Efendim, bendeniz bir önceki yazıda da belirttiğim gibi bu bayramda Açe’deyim. Tsunami mağdurlarının yaralarını ne kadar sardığını, tsunami sonrası imar ve rehabilitasyon faaliyetlerinin vardığı yeri, mümkün mertebe yerinde görmek ve bayramı bölge Müslümanlarıyla geçirmek üzere burayı tercih ettim.
Yaraların tamamen sarıldığını, imar ve rehabilitasyon faaliyetlerinin gönlümüzü ferahlatacak düzeyde başarıyla hayata geçirildiğini söylemek biraz zor. Bunun birçok sebebi var tabiî. En önemli sebep ise, yıkımın hacmi. İkincisi ise, bölgeye yardım için koşan organizasyonların önemli bir bölümünün profesyonel kadrolara ve uzun hedefli plan programa sahip olmaması.
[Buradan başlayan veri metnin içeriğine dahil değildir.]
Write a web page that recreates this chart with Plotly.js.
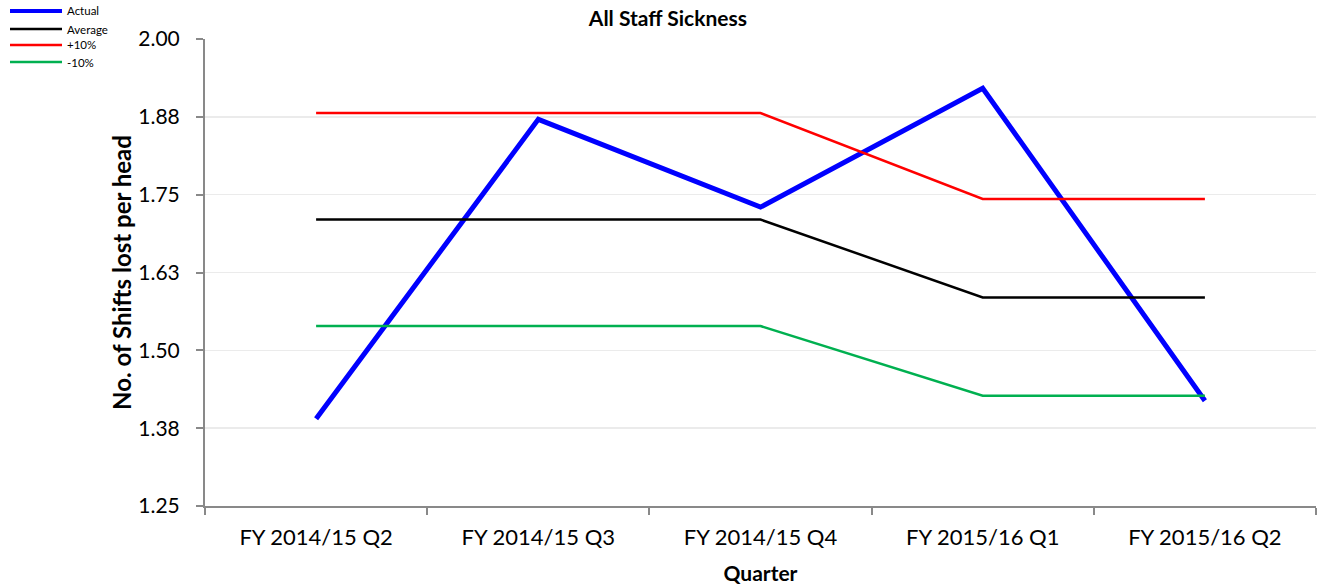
<!DOCTYPE html>
<html><head><meta charset="utf-8">
<script src="https://cdn.plot.ly/plotly-3.0.1.min.js"></script>
<style>html,body{margin:0;padding:0;background:#fff}#chart{width:1320px;height:585px}</style>
</head><body><div id="chart"></div>
<script>
const quarters = ["FY 2014/15 Q2","FY 2014/15 Q3","FY 2014/15 Q4","FY 2015/16 Q1","FY 2015/16 Q2"];
const actual = [1.390, 1.871, 1.730, 1.921, 1.419];
const average = [1.710, 1.710, 1.710, 1.585, 1.585];
const plus10 = [1.881, 1.881, 1.881, 1.743, 1.743];
const minus10 = [1.539, 1.539, 1.539, 1.427, 1.427];
const yTickVals = [1.25, 1.375, 1.5, 1.625, 1.75, 1.875, 2.0];
const yTickText = ["1.25","1.38","1.50","1.63","1.75","1.88","2.00"];

const FONT = "Lato, 'Open Sans', sans-serif";
const traces = [
  {name:"Actual", x:quarters, y:actual, mode:"lines", line:{color:"#0000ff", width:5}},
  {name:"Average", x:quarters, y:average, mode:"lines", line:{color:"#000000", width:2.5}},
  {name:"+10%", x:quarters, y:plus10, mode:"lines", line:{color:"#ff0000", width:2.5}},
  {name:"-10%", x:quarters, y:minus10, mode:"lines", line:{color:"#00b050", width:2.5}}
];

// Manual legend (figure pixel positions converted to paper fractions)
const W = 1320, H = 585;
const legendRowsY = [11, 29, 45, 62];
const shapes = [], annotations = [];
traces.forEach((t, i) => {
  shapes.push({type:"line", xref:"paper", yref:"paper",
    x0:(10-205)/1111, x1:(62-205)/1111,
    y0:(506-legendRowsY[i])/467, y1:(506-legendRowsY[i])/467,
    line:{color:t.line.color, width: i===0 ? 4 : 2.5}});
  annotations.push({text:t.name, xref:"paper", yref:"paper",
    x:(65-205)/1111, y:(506-legendRowsY[i])/467, xanchor:"left", yanchor:"middle",
    showarrow:false, font:{size:11.5, family:FONT, color:"#000"}});
});

const layout = {
  width:W, height:H,
  margin:{l:205, r:4, t:39, b:79, autoexpand:false},
  paper_bgcolor:"#fff", plot_bgcolor:"#fff",
  font:{family:FONT, color:"#000"},
  title:{text:"<b>All Staff Sickness</b>", xref:"container", x:0.506, xanchor:"center", yref:"container", y:1-19/H, yanchor:"middle", font:{size:21, family:FONT}},
  showlegend:false,
  shapes:shapes, annotations:annotations,
  xaxis:{type:"category", range:[-0.5,4.5], showline:true, linecolor:"#898989", linewidth:2, ticks:"outside", tickson:"boundaries", ticklen:7, tickcolor:"#898989", tickwidth:2, showgrid:false, tickfont:{size:22, family:FONT}, ticklabelstandoff:11, title:{text:"<b>Quarter</b>", font:{size:21, family:FONT}, standoff:18}, zeroline:false, fixedrange:true},
  yaxis:{range:[1.25,2.0], tickmode:"array", tickvals:yTickVals, ticktext:yTickText, showline:true, linecolor:"#898989", linewidth:2, ticks:"outside", ticklen:7, tickcolor:"#898989", tickwidth:2, showgrid:true, gridcolor:"#ebebeb", gridwidth:1.5, tickfont:{size:21, family:FONT}, ticklabelstandoff:12, title:{text:"<b>No. of Shifts lost per head</b>", font:{size:24, family:FONT}, standoff:0}, zeroline:false, fixedrange:true}
};
Plotly.newPlot("chart", traces, layout, {displayModeBar:false, staticPlot:true});
</script></body></html>
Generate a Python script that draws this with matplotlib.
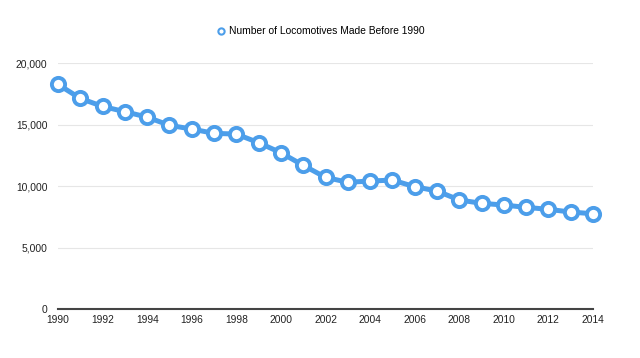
import matplotlib
matplotlib.use("Agg")
import matplotlib.pyplot as plt
from matplotlib.lines import Line2D
from matplotlib.ticker import FuncFormatter

years = list(range(1990, 2015))
locomotives = [18290, 17150, 16500, 16070, 15630, 14960, 14660, 14310, 14250, 13550,
               12730, 11710, 10730, 10330, 10430, 10510, 9970, 9620, 8890, 8620,
               8480, 8290, 8130, 7910, 7770]
series_name = "Number of Locomotives Made Before 1990"
x_ticks = list(range(1990, 2015, 2))
y_ticks = [0, 5000, 10000, 15000, 20000]

plt.rcParams['font.family'] = ['Liberation Sans', 'DejaVu Sans']
blue = "#4C9EEA"

fig = plt.figure(figsize=(6.4, 3.58), dpi=100)
ax = fig.add_axes([0.0906, 0.136, 0.836, 0.687])

ax.plot(years, locomotives, color=blue, lw=3.6, marker='o', ms=9.5,
        mfc='white', mec=blue, mew=2.8, clip_on=False, zorder=3)

ax.set_xlim(1990, 2014)
ax.set_ylim(0, 20000)
ax.set_xticks(x_ticks)
ax.set_yticks(y_ticks)
ax.yaxis.set_major_formatter(FuncFormatter(lambda v, p: f"{int(v):,}"))
ax.grid(axis='y', color='#e6e6e6', lw=0.8)
ax.set_axisbelow(True)
for s in ['top', 'right', 'left']:
    ax.spines[s].set_visible(False)
ax.spines['bottom'].set_color('#444444')
ax.spines['bottom'].set_linewidth(1.5)
ax.tick_params(axis='both', length=0, labelsize=7.4, colors='#222222')
ax.tick_params(axis='y', pad=7.5)
ax.tick_params(axis='x', pad=4)

handle = Line2D([], [], color=blue, lw=0, marker='o', ms=4.5, mfc='white', mec=blue, mew=1.5)
fig.legend([handle], [series_name], loc='center', bbox_to_anchor=(0.5, 0.913),
           frameon=False, fontsize=7.4, handletextpad=0.3, handlelength=1.0)

fig.savefig("out.png", dpi=100, facecolor='white')
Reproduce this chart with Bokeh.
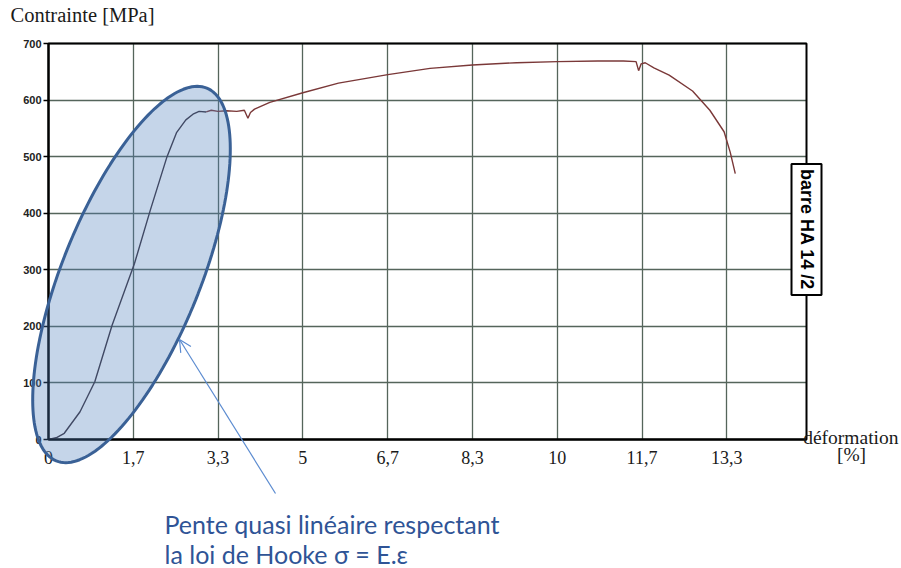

Bu meyanda Batılı sivil yardım kuruluşlarının, Japonya’dan gelenlerin İslâm âleminden gelen yardım kuruluşlarına göre çok daha donanımlı ve bilinçli faaliyette bulunduğunu söylemek durumundayım.
Batılı yardım organizasyonları ve bu organizasyonlarda bir misyon şuuruyla hizmet veren misyonerler, işinin ehli insanlar.
Bayram ziyareti için “Pesantren” (Darul Muteallimin) Başkanı ve aynı zamanda hocası Tunku Şamil Puteh’in evine konuk olduk. Bize muz cipsi ve yerel içecek sunan ev sahibine, misyonerlik çalışmalarıyla yardım hizmetlerini el ele yürüten bu kuruluşlar ve çalışmaları hakkında sorular sordum.
Kendisinden, tsunami öncesi Endonezya’nın bütün bölgelerinde faaliyette bulunsa da, Açe’de, hükümete karşı silahlı direnişten dolayı faaliyette bulunmayan misyonerlerin, âfeti nasıl fırsat bilip bölgeye geldiklerini ve insanlara yerel dilde İnciller dağıttığını dinledik.
Sumatra Adası ve Açe Darüsselam bölgesinde yardım iddiasıyla gelen ama misyonerlik faaliyetlerini önceleyen uluslararası desteğe sahip birçok kuruluşun var olduğunu buraya gelmeden önce de biliyordum. Bunların bölgeyi tamamen terk etmediklerini ve faaliyetlerini hâlâ sürdürdüklerini öğreniyoruz. Tepki çekmesin diye de Hıristiyanlaşmış Endonezyalı insanları istihdam ediyorlarmış.
Misyonerlerin dünyada en fazla yatırım yaptığı ve kendileri açısından çok verimli sonuçlar aldığı bir Müslüman beldedir Endonezya. Milyonlarca Müslümanın yapılan çalışmalar neticesinde din değiştirdiği de maalesef bir vakıadır.
Açe ise, tarih boyunca İslâm’ın en güçlü olduğu bir mıntıka olmuştur bu coğrafyada. Tsunami felaketi sonrası, misyonerlerin bu bölgede yoğunlaşmalarını sadece insanî yardım amaçlarla açıklamak vakaya aykırı olduğu gibi ileri derecede bir saflıktır da. Onlar, Endonezya’nın diğer bölgelerinde aldıkları sonuçları burada da almak istiyorlar.
Onlara mı kızmalı, kendimize mi, takdiri size bırakıyorum. Zira hayat boşluk kabul etmiyor. Siz, doldurmanız gereken alanı boş bıraktığınızda başkaları oraya yerleşecektir muhakkak.
Edindiğimiz izlenimleri ve bayrama dair gördüklerimizi gelecek yazılarımızda paylaşmaya devam edeceğiz.